Friedman saw another grave mistake being done in the early 1970s. He made the bold prediction that the Fed’s efforts to print money to keep the country out of a recession would lead to something worse: stagflation, the combination of high inflation and high unemployment.

And that’s exactly what happened. Many economists who had previously dismissed Friedman now acknowledged that he was right. In 1976, he received the Nobel Prize in Economics, yet another vindication of his work.

But as perceptive as his economic theories were, his special gift was his ability to explain his theories to the public and his willingness, indeed eagerness, to do so.

He wrote best-selling books and had a column in Newsweek for 18 years. In 1980 he hosted the popular ten-part TV series Free to Choose for PBS.

The theme of the show was pure Friedman: while others trusted the government to make good decisions, Friedman trusted people and the market.

Excessive government control, regulation, and taxation, he persuasively argued, distorted incentives and put money in the hands of politicians and bureaucrats who had not earned it and suffered no consequences if their policies failed.

There were other ways government intervention distorted the free market, Friedman said: protectionism, for example, increased prices for consumers and discouraged innovation; overregulation allowed big business with its lawyers and lobbyists to drive out small competitors; minimum wage laws led to fewer jobs for those who needed them most.

It all followed from Friedman’s basic idea that millions of people working for their own purposes could make better decisions than a bunch of unelected bureaucrats who had no stake in the outcome.

But Friedman didn’t just complain about the problem.
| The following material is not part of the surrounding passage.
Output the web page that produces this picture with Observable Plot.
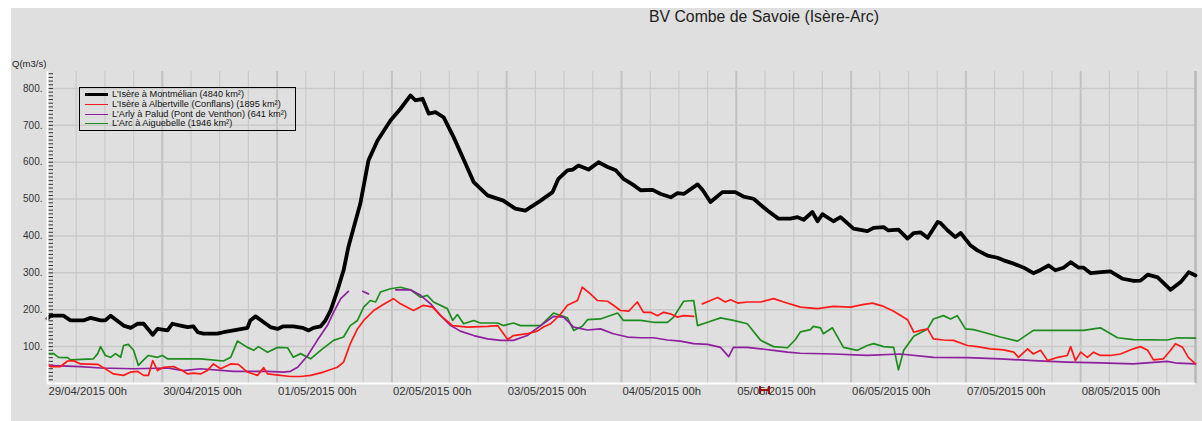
<!DOCTYPE html>
<html>
<head>
<meta charset="utf-8">
<script src="https://cdn.jsdelivr.net/npm/d3@7"></script>
<script src="https://cdn.jsdelivr.net/npm/@observablehq/plot@0.6"></script>
<style>
  body { margin: 0; background: #ffffff; font-family: "Liberation Sans", Arial, sans-serif; }
  #page { position: relative; width: 1202px; height: 421px; overflow: hidden; }
  #panel { position: absolute; left: 11px; top: 8px; width: 1191px; height: 413px; background: #dfdfdf; }
  #title { position: absolute; left: 649px; top: 8px; font-size: 15.8px; color: #222; white-space: nowrap; }
  #ylab { position: absolute; left: 12px; top: 58px; font-size: 9.5px; color: #222; }
  #chart { position: absolute; left: 0; top: 40px; }
  #legend { position: absolute; left: 79px; top: 87px; width: 215px; height: 42px; border: 1px solid #000; }
  .row { position: absolute; left: 5px; height: 10px; font-size: 9.2px; color: #111; white-space: nowrap; line-height: 10px; }
  .sw { display: inline-block; width: 23px; vertical-align: middle; margin-right: 4px; }
  #marker { position: absolute; left: 759px; top: 386px; width: 7px; height: 8px; border-left: 2px solid #a01010; border-right: 2px solid #a01010; }
  #marker::after { content: ""; position: absolute; left: 0; right: 0; top: 3px; border-top: 2px solid #a01010; }
</style>
</head>
<body>
<div id="page">
  <div id="panel"></div>
  <div id="title">BV Combe de Savoie (Isère-Arc)</div>
  <div id="ylab">Q(m3/s)</div>
  <div id="chart"></div>
  <div id="legend"></div>
  <div id="marker"></div>
</div>
<script>
// ---- Data (hours since 29/04/2015 00h, discharge m3/s) ----
const seriesNames = [
  "L'Isère à Montmélian (4840 km²)",
  "L'Isère à Albertville (Conflans) (1895 km²)",
  "L'Arly à Palud (Pont de Venthon) (641 km²)",
  "L'Arc à Aiguebelle (1946 km²)"
];
const seriesColors = ["#000000", "#ff1a1a", "#8e1f9e", "#1e8c1e"];

const montmelianH = [0,0.6,3.3,4.8,7.5,9.0,11.1,12.1,13.2,15.9,17.4,18.8,20.1,22.0,23.0,25.1,26.1,27.8,29.3,30.5,31.4,32.6,35.5,36.8,38.9,41.8,42.4,43.5,45.2,46.6,48.1,49.3,51.4,53.3,54.6,55.6,57.1,58.1,59.2,60.6,61.9,62.9,65.4,67.1,69.0,71.7,73.8,75.9,76.9,78.4,79.7,81.1,82.8,84.9,87.4,89.1,92.0,95.3,97.8,99.9,103.1,105.6,106.8,108.7,109.8,111.0,113.1,115.2,117.1,118.8,120.4,122.3,124.0,126.5,128.2,130.3,131.7,133.0,135.9,137.0,138.6,141.1,143.8,145.5,147.6,150.5,152.8,155.3,156.8,158.1,159.9,161.0,162.0,164.3,165.8,168.5,171.4,172.7,174.8,175.8,177.9,179.8,181.1,182.5,184.0,186.1,186.7,188.2,189.8,190.9,193.0,194.4,196.5,198.6,199.9,202.0,204.1,206.1,207.6,209.3,210.7,212.4,213.9,215.6,216.6,218.1,220.2,222.2,224.8,227.1,228.5,230.0,232.1,234.8,236.9,238.6,240];
const montmelianQ = [176,184,184,171,171,178,171,171,184,157,151,162,162,132,148,144,162,157,153,155,139,135,135,139,144,151,171,182,166,153,148,155,155,151,144,151,155,171,198,252,307,370,488,605,659,713,745,781,768,772,732,736,722,668,596,546,510,496,474,469,496,519,555,578,580,591,580,600,587,578,555,540,524,525,514,505,516,514,540,524,492,519,519,507,501,469,447,447,451,444,465,440,459,440,451,420,413,422,424,415,417,393,408,410,395,438,435,415,397,408,374,361,347,341,334,325,314,299,308,320,307,314,329,314,314,299,302,304,284,278,279,295,288,254,275,302,293];

const albertvilleH = [0,0.6,2.7,4.2,5.4,6.9,10.5,11.7,13.8,15.9,17.4,18.8,20.1,21.1,22.0,23.0,24.3,26.3,28.2,29.3,30.5,32.0,33.4,34.7,36.2,38.3,39.9,41.8,43.9,45.2,46.0,48.7,50.8,52.9,55.0,57.7,60.6,61.9,63.3,64.8,66.1,68.2,70.2,72.3,73.8,76.5,78.6,80.5,82.2,84.7,87.8,92.0,94.1,96.2,97.4,100.3,102.4,103.7,105.2,107.2,108.7,110.8,111.8,113.5,115.0,117.1,118.3,119.8,121.5,123.3,124.6,126.1,127.5,128.8,130.2,131.7,133.0,135.1,136.0,136.9,138.6,140.1,141.7,142.8,144.3,146.3,149.1,151.8,153.9,157.4,161.0,164.3,167.9,170.4,172.5,174.8,176.9,179.8,181.1,182.5,184.0,185.2,187.3,189.4,192.3,194.4,197.1,199.9,202.0,203.0,204.9,206.1,207.6,209.1,211.2,213.2,213.9,214.9,216.0,217.4,218.7,220.1,222.2,224.3,227.0,228.5,230.0,231.2,233.3,234.8,235.8,237.3,238.5,240];
const albertvilleQ = [53,46,46,61,62,53,52,43,26,22,31,33,22,22,62,35,44,46,35,26,28,26,35,53,40,53,52,31,22,43,26,22,19,19,22,31,44,58,108,148,171,198,214,230,216,198,212,207,184,157,153,155,157,119,130,135,142,153,162,187,212,225,261,243,225,223,212,198,196,221,193,193,184,193,189,180,184,182,null,216,225,233,221,227,218,221,221,230,221,207,203,209,207,214,218,209,196,173,139,144,148,121,118,117,103,100,94,91,85,71,94,80,90,62,71,76,100,62,85,71,85,76,76,80,94,100,90,64,67,90,108,98,71,53];

const paludH = [0,6.9,11.1,18.0,25.1,28.4,32.0,38.9,46.0,49.3,50.8,52.3,54.4,56.4,58.5,59.8,61.3,62.9,64.5,65.9,67.1,70.0,72.8,75.9,78.0,80.1,82.2,84.3,86.3,89.1,92.0,94.7,97.4,100.3,103.1,105.8,107.9,110.0,112.9,115.6,118.3,121.3,124.0,126.7,129.6,132.3,135.1,138.0,140.7,142.4,143.4,146.3,149.1,151.8,154.7,157.4,164.3,171.4,178.3,185.2,192.3,199.2,206.1,213.2,220.1,227.0,234.1,236.2,240];
const paludQ = [49,46,42,40,42,35,40,33,33,31,33,44,76,117,157,193,230,250,null,250,243,null,254,254,239,216,184,157,142,130,121,117,117,130,157,182,180,153,145,148,135,126,124,124,118,115,108,106,98,73,98,98,94,90,85,82,80,76,80,71,70,67,62,58,56,53,60,55,53];

const aiguebelleH = [0,1.3,2.3,4.2,4.8,9.6,10.5,11.1,12.1,13.2,14.2,15.3,15.9,16.9,18.0,19.0,20.1,21.1,23.0,24.0,25.1,32.0,36.8,38.3,39.7,41.8,43.1,44.1,46.0,48.1,50.2,51.4,52.9,55.0,57.1,59.8,61.9,63.3,64.8,66.1,67.5,68.6,69.6,71.7,73.8,75.9,78.0,79.4,80.7,83.6,84.7,85.7,87.0,89.1,90.5,94.1,95.3,97.4,98.9,103.1,105.8,108.7,110.0,111.8,112.9,115.6,119.2,120.4,124.0,126.7,129.6,130.9,133.0,135.1,135.9,138.0,140.7,143.4,146.3,149.1,151.8,154.7,156.4,157.4,159.5,160.1,161.6,162.2,164.1,166.4,169.3,171.4,172.7,174.8,176.9,177.9,179.0,181.1,184.0,185.2,187.3,188.8,190.2,191.9,193.6,195.7,199.2,202.8,206.1,211.8,216.6,220.1,223.7,227.0,234.1,236.2,240];
const aiguebelleQ = [81,81,71,70,64,67,81,100,76,71,81,71,103,106,90,49,64,76,71,76,67,67,61,71,115,98,90,100,85,98,97,71,81,67,90,117,126,157,171,207,225,221,248,257,261,254,234,239,221,203,171,187,162,171,164,164,157,164,157,157,191,178,144,155,173,175,191,171,171,166,166,180,223,225,157,166,178,171,162,117,100,97,120,140,146,155,151,135,151,98,90,103,108,100,98,37,90,128,148,175,184,175,184,148,146,139,126,115,144,144,144,151,124,119,118,124,123];

const hValues = [montmelianH, albertvilleH, paludH, aiguebelleH];
const qValues = [montmelianQ, albertvilleQ, paludQ, aiguebelleQ];
const lineWidths = [3.8, 1.7, 1.7, 1.7];

const yTickLabels = [100, 200, 300, 400, 500, 600, 700, 800];
const start = Date.UTC(2015, 3, 29);
const end = Date.UTC(2015, 4, 9);
const hour = 3600e3;

const toDate = h => new Date(start + h * hour);
const series = seriesNames.map((name, i) =>
  hValues[i].map((h, j) => ({name, t: toDate(h), q: qValues[i][j] == null ? NaN : qValues[i][j]})));

const dayTicks = d3.range(0, 10).map(d => toDate(d * 24));
const sixHourTicks = d3.range(1, 40).filter(k => k % 4 !== 0).map(k => toDate(k * 6));
const minorY = d3.range(10, 850, 10);

const W = 1202, H = 381, mL = 47, mR = 7;

const chart = Plot.plot({
  width: W,
  height: H,
  marginLeft: mL,
  marginRight: mR,
  marginTop: 31,
  marginBottom: 38,
  style: {background: "transparent", fontFamily: "Liberation Sans, Arial, sans-serif", color: "#333"},
  x: {type: "utc", domain: [new Date(start), new Date(end)]},
  y: {domain: [0, 846]},
  marks: [
    Plot.ruleX(sixHourTicks, {stroke: "#cacaca", strokeWidth: 1.2}),
    Plot.ruleX(dayTicks.slice(1), {stroke: "#c2c2c2", strokeWidth: 2}),
    Plot.ruleY(yTickLabels, {stroke: "#cacaca", strokeWidth: 1.5}),
    Plot.ruleX([new Date(end)], {stroke: "#b8b8b8", strokeWidth: 2.5}),
    Plot.tickY(minorY, {y: d => d, stroke: "#333", strokeWidth: 1, insetLeft: 1, insetRight: W - mL - mR - 6}),
    ...series.map((s, i) => Plot.line(s, {x: "t", y: "q", stroke: seriesColors[i], strokeWidth: lineWidths[i], strokeLinejoin: "round", curve: "linear"})).reverse(),
    Plot.ruleY([0], {stroke: "#ffffff", strokeWidth: 2}),
    Plot.ruleX([new Date(start)], {stroke: "#ffffff", strokeWidth: 2}),
    Plot.axisY({ticks: yTickLabels, tickFormat: d => d + ".", tickSize: 0, tickPadding: 5, fontSize: 10, label: null}),
    Plot.axisX({ticks: dayTicks, tickFormat: d3.utcFormat("%d/%m/%Y %Hh"), tickSize: 0, tickPadding: 3, textAnchor: "start", dx: 1, fontSize: 11.3, label: null})
  ]
});
document.getElementById("chart").appendChild(chart);

const legend = document.getElementById("legend");
seriesNames.forEach((name, i) => {
  const row = document.createElement("div");
  row.className = "row";
  row.style.top = (1 + i * 9.8) + "px";
  const sw = document.createElement("span");
  sw.className = "sw";
  sw.style.borderTop = (i === 0 ? 3.5 : 1.8) + "px solid " + seriesColors[i];
  row.appendChild(sw);
  row.appendChild(document.createTextNode(name));
  legend.appendChild(row);
});
</script>
</body>
</html>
He had solutions ready when and where they were needed.

When communism collapsed in Eastern Europe in the late 1980s, economists in places like Estonia, Poland, and Czechia who had read Friedman in secret, sometimes by candlelight, now embraced his low tax, light regulation model to great effect.

And when my own country, Sweden, faced a welfare state-induced crisis in the early 1990s, it was Friedman’s ideas that guided the Swedish reformers. They opened up markets, tightened social security benefits, and in 1992, Sweden implemented Friedman’s idea about a national school voucher system.

Friedman’s influence spanned the globe. Israel, Chile, New Zealand, the UK, and of course, the United States put his ideas into practice. They worked.

The Economist magazine appropriately (and cleverly) titled its obituary of the great economist in 2006, “How Milton Freed Man.”

As his fame spread, Friedman always held fast to his guiding principle: that freedom is not the rule but the exception. “The typical state of mankind,” he wrote, “is tyranny, servitude, and misery.”

So, the price of liberty is eternal vigilance—and knowing Milton Friedman.

I’m Johan Norberg, Senior Fellow at the Cato Institute, for Prager University.